1. Field of the Invention
This application relates to an electrically alterable and non-volatile semiconductor memory device or an electrically writable and erasable non-volatile semiconductor memory device.
2. Description of Related Art
Document 1: "SINGLE TRANSISTOR ELECTRICALLY PROGRAMMABLE MEMORY DEVICE AND METHOD", U.S. Pat. No. 4,698,787 (Oct. 6, 1987).
Document 2: "FLASH EEPROM ARRAY WITH NEGATIVE GATE VOLTAGE ERASE OPERATION", U.S. Pat. No. 5,077,691 (Dec. 31, 1991).
Document 3: "PRESENT STATE AND FUTURE VIEW OF FLASH MEMORY", ICD91-134, 1991.
As non-volatile semiconductor memory devices, there are an ultraviolet erasable EPROM (Erasable and Programmable Read Only Memory) and an electrically writable and erasable (hereinafter referred to as "electrically alterable") EEPROM (Electrically Erasable and Programmable Read Only Memory). Further, recently an electrically erasable flash EEPROM is developed. Data stored in memory cells of the EPROM can be erased only by ultraviolet rays and cannot be erased electrically. Accordingly, the EPROM requires a package with a transparent window. Further, it is inconvenient to alter the stored data in the EPROM after mounting the EPROM on a board of a system since the EPROM must be removed from the board once. The EEPROM can be electrically altered in a system, but the EEPROM has memory cells which require a transistor or a channel area for selective isolation and accordingly the area of each memory cell is about two times larger than that of the EPROM. In order to solve the problem, a flash type EEPROM capable of electrically erasing and having a memory cell area which is the same as that of the EPROM has been developed.

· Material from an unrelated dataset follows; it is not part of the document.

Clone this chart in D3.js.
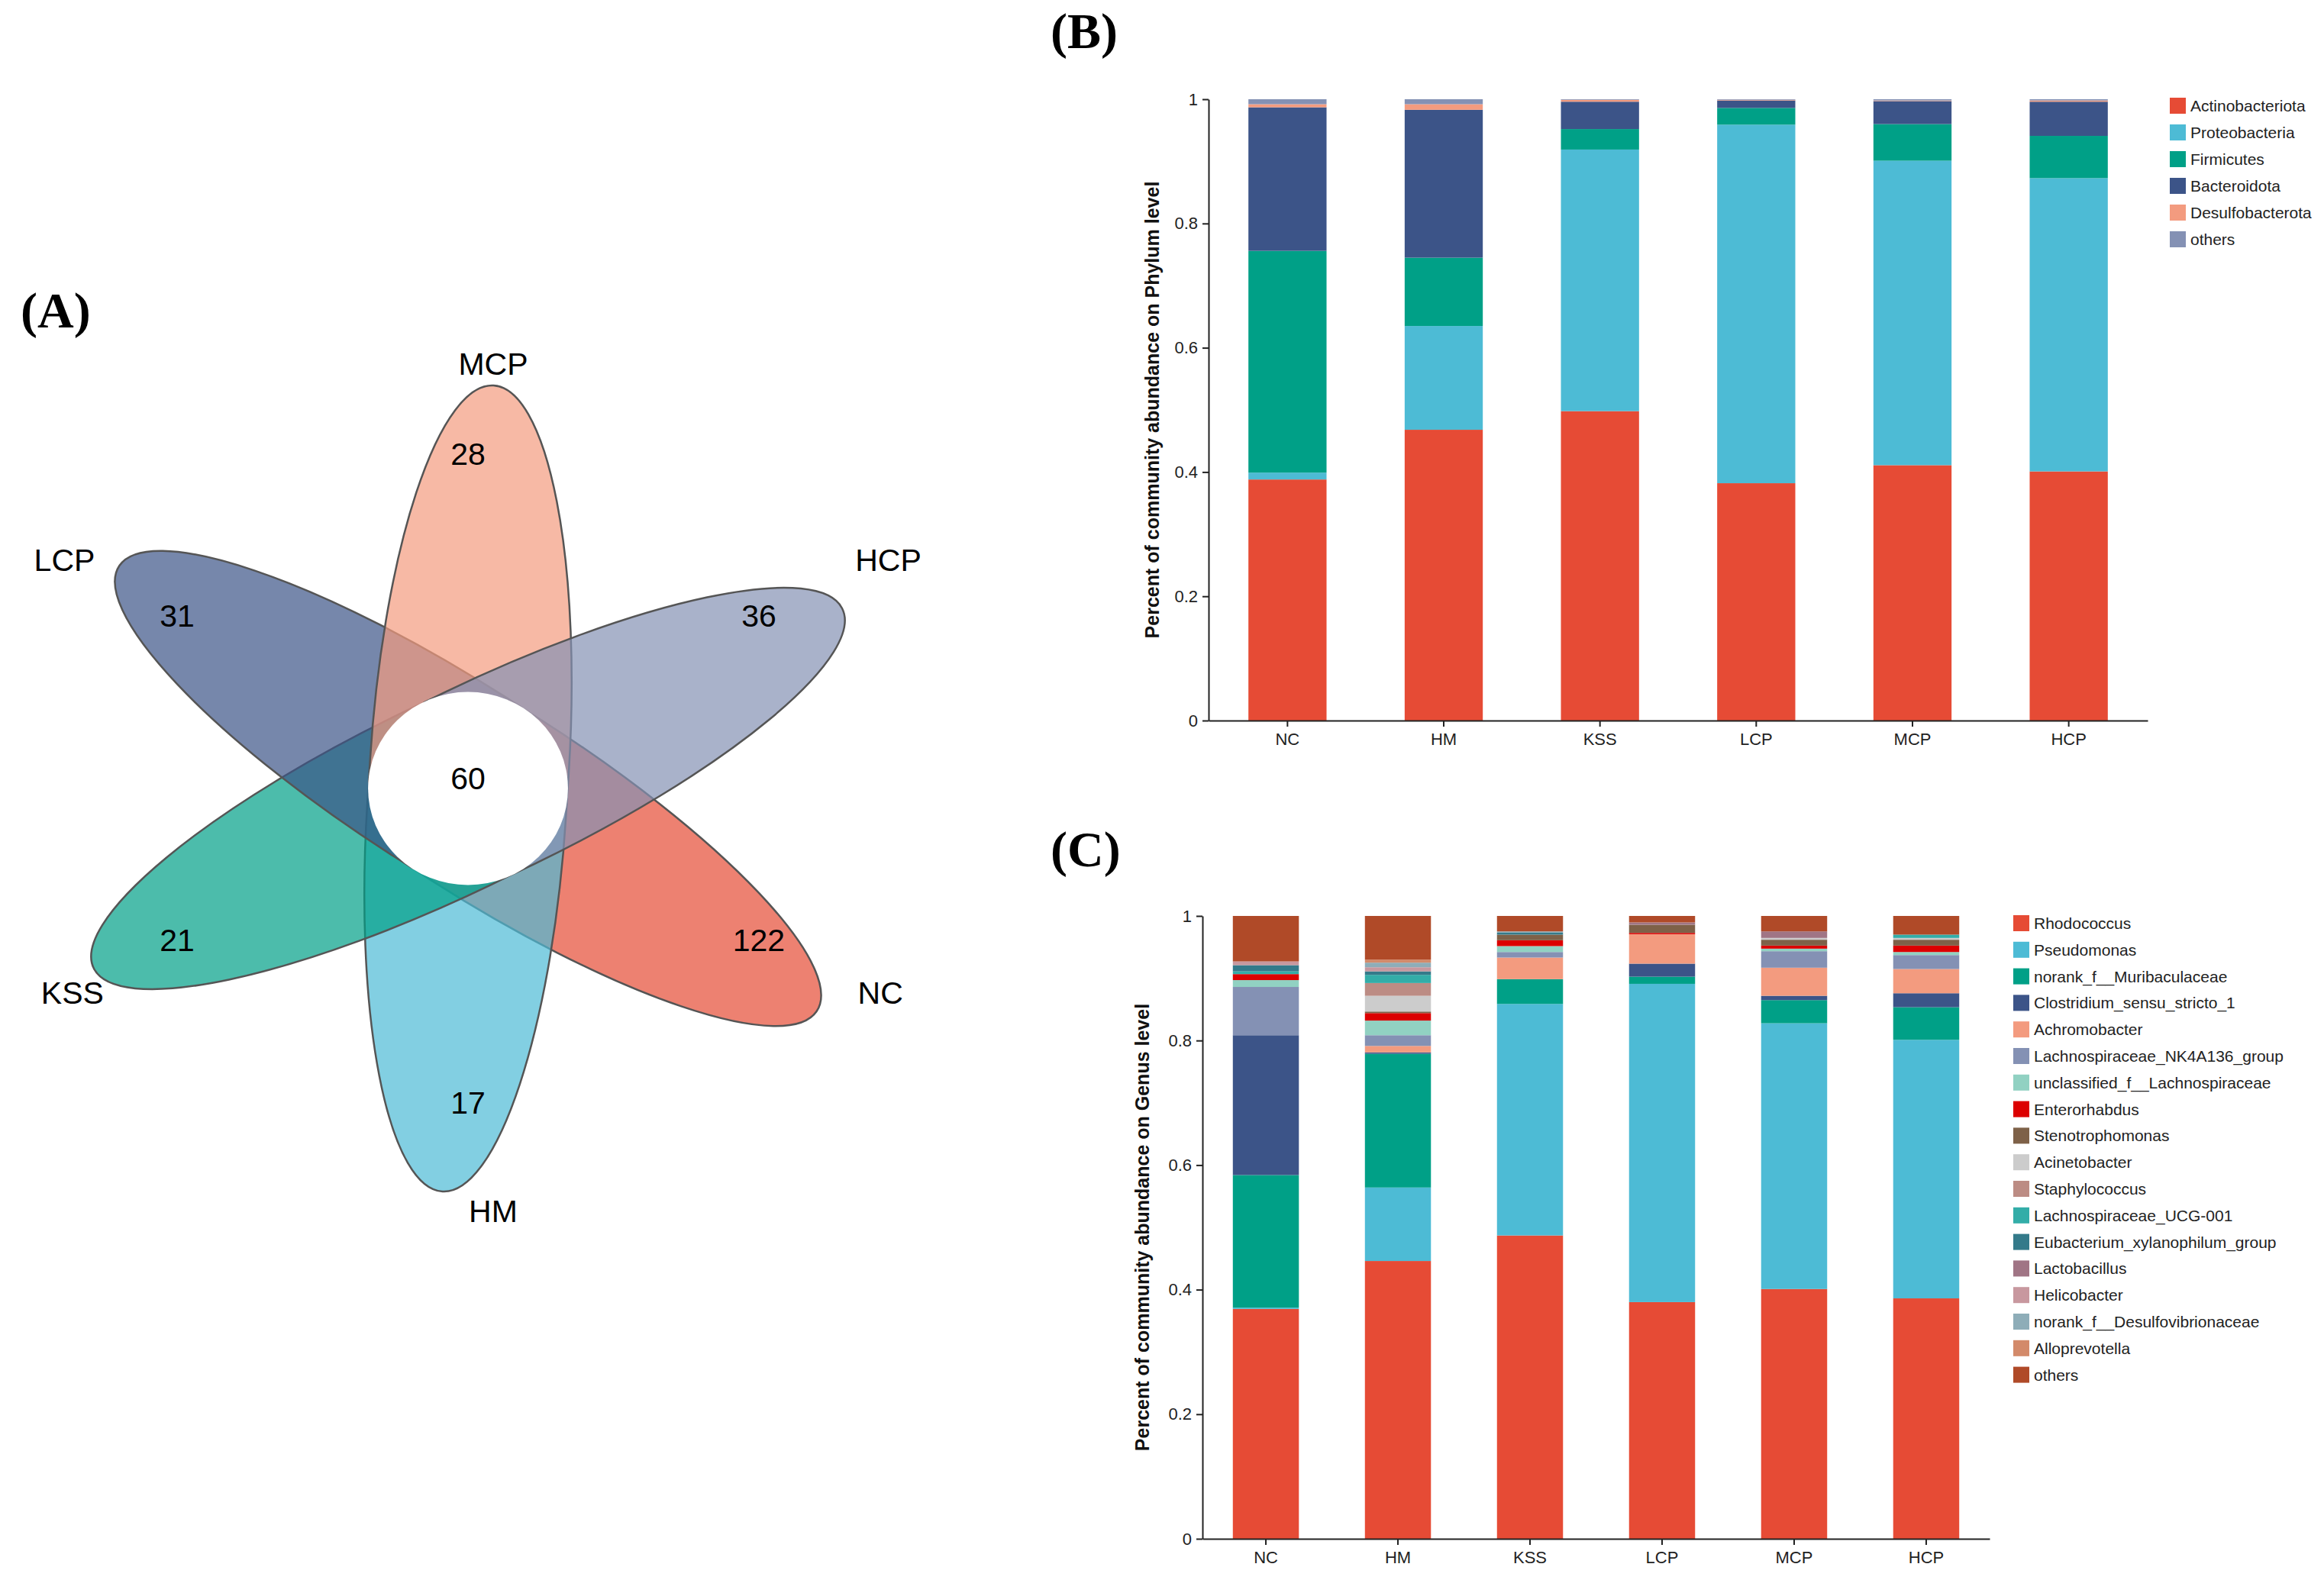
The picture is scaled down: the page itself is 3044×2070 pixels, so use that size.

The flash type EEPROM developed in the early stage is described in Document 1, for example. According to Document 1, there is provided a method and a device structure for performing electrical writing and erasing by means of a single memory transistor having a floating gate. In the erasing operation, a high voltage of 10 to 20 volts (V) is applied to a source terminal of a memory cell and a ground potential is applied to a control gate terminal to thereby generate a high electric field in a thin insulating layer between the floating gate and the source so that electrons are ejected from the floating gate by the Fowler-Nordheim tunneling (hereinafter referred to as "FN injection") to thereby lower a threshold voltage of the memory cell as viewed from the control gate. In the writing operation, by applying a voltage of 5 to 10 V to a drain terminal of the memory cell, applying a high voltage of 10 to 15 V to the control gate and connecting a source to the ground, a strong inversion area is formed in a surface of a substrate between the drain and the source to generate hot electrons (hereinafter referred to as "HE injection"), so that electrons are injected to the floating gate to thereby raise the threshold voltage of the memory cell.
Further, in pages 4 and 5 of Documents 2 and 3, another erasing method is disclosed in which a negative voltage (for example, -7 to -15 V) is applied to the control gate of the memory cell and a power supply voltage (for example, 5 V) or a ground potential is applied to the source terminal, so that electrons are ejected from the floating gate by the FN injection. In this method, as disclosed in Document 1, since a high voltage (for example, 10 to 20 V) is not required for the source terminal, the voltage in the altering operation can be advantageously lowered. Further, in this method, since the control gate of the memory cell is generally connected to a row decoder as a word line, a voltage of, for example, 0 to 5 V can be applied to control gates of non-selected memory cells to prevent the FN injection, so that erasing in a block of the word line (or a block of sector) can be attained.
In the above erasing methods, there is the problem that data stored in those memory cells which are not required to be altered are also altered, even when data of one bit stored in one memory cell is to be altered, because the erasing operation can be performed only in a group of the memory cells or a block of sector.